= Deveerahalli =

Deveerahalli is a village located in Krishnagiri district of North Western Tamil Nadu. It is located at the confluence of Tamil Nadu, Karnataka and Andhra Pradesh. It is situated on the banks of Then (South) Pennaiyar. Its postal code is 635123. It is a scenic village located amidst hills with visitors coming from all around the world during the summer season.

== History ==

It has a long history dating back to the Megalithic period with several artefacts from the period. It used to be the winter capital of the Chola Empire for a brief period of time, a history that has been forgotten. Some residents of the village can still trace their ancestry back to ancient Chola Kings.

== People ==

It has a population of around 7000. Tamil is the mother tongue of most people while Kannada and English are also widely spoken.
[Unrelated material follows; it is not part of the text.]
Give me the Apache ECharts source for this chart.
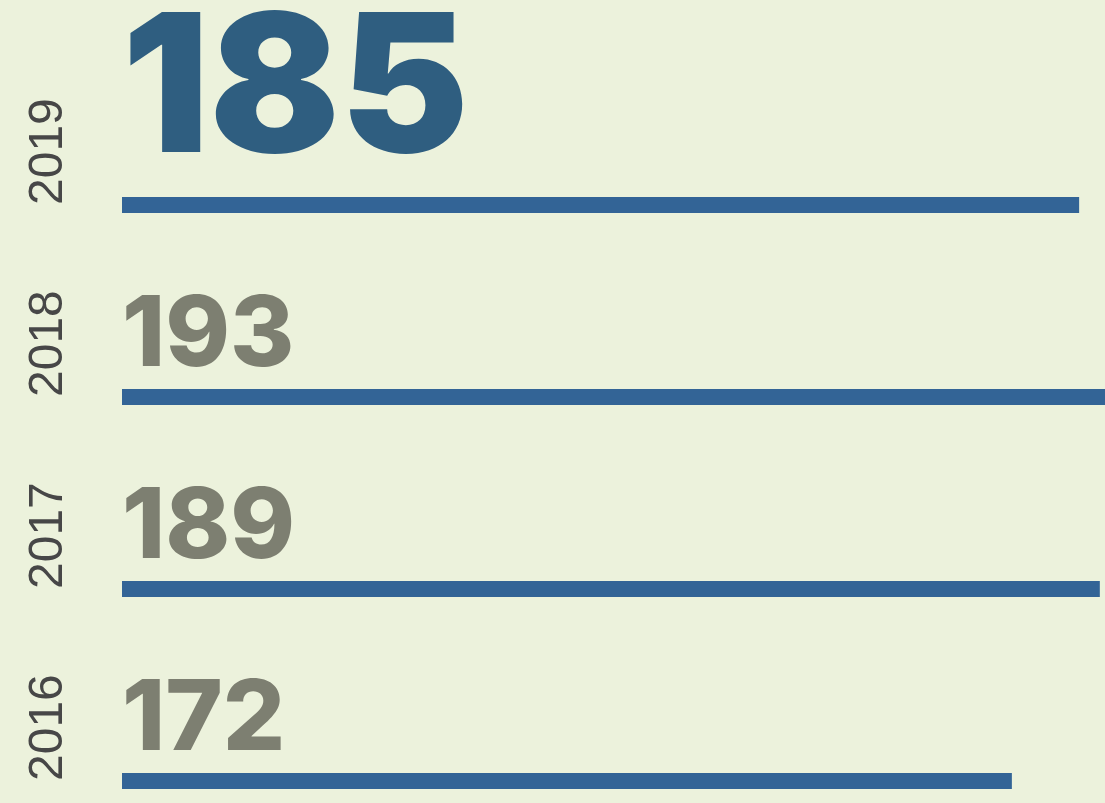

Thus, many people are polyglots. It is a progressive village with many inter-caste marriages on record, more than any other village in Northern Tamil Nadu.

== Economy ==

Agriculture and Tourism are the main sources of income for the people. It is a scenic village filled with coconut, mango and palm trees. Many mango juice processing units are located near Deveerahalli from where mango-based products are exported all around the world. October to February is the peak tourist season when visitors from all around the world come to see the harvest and enjoy the cool weather. They also take part in many of the local cultural events dating back to ancient times.

== Education ==

A Government High School is also situated in the village that provides education up to 10th standard.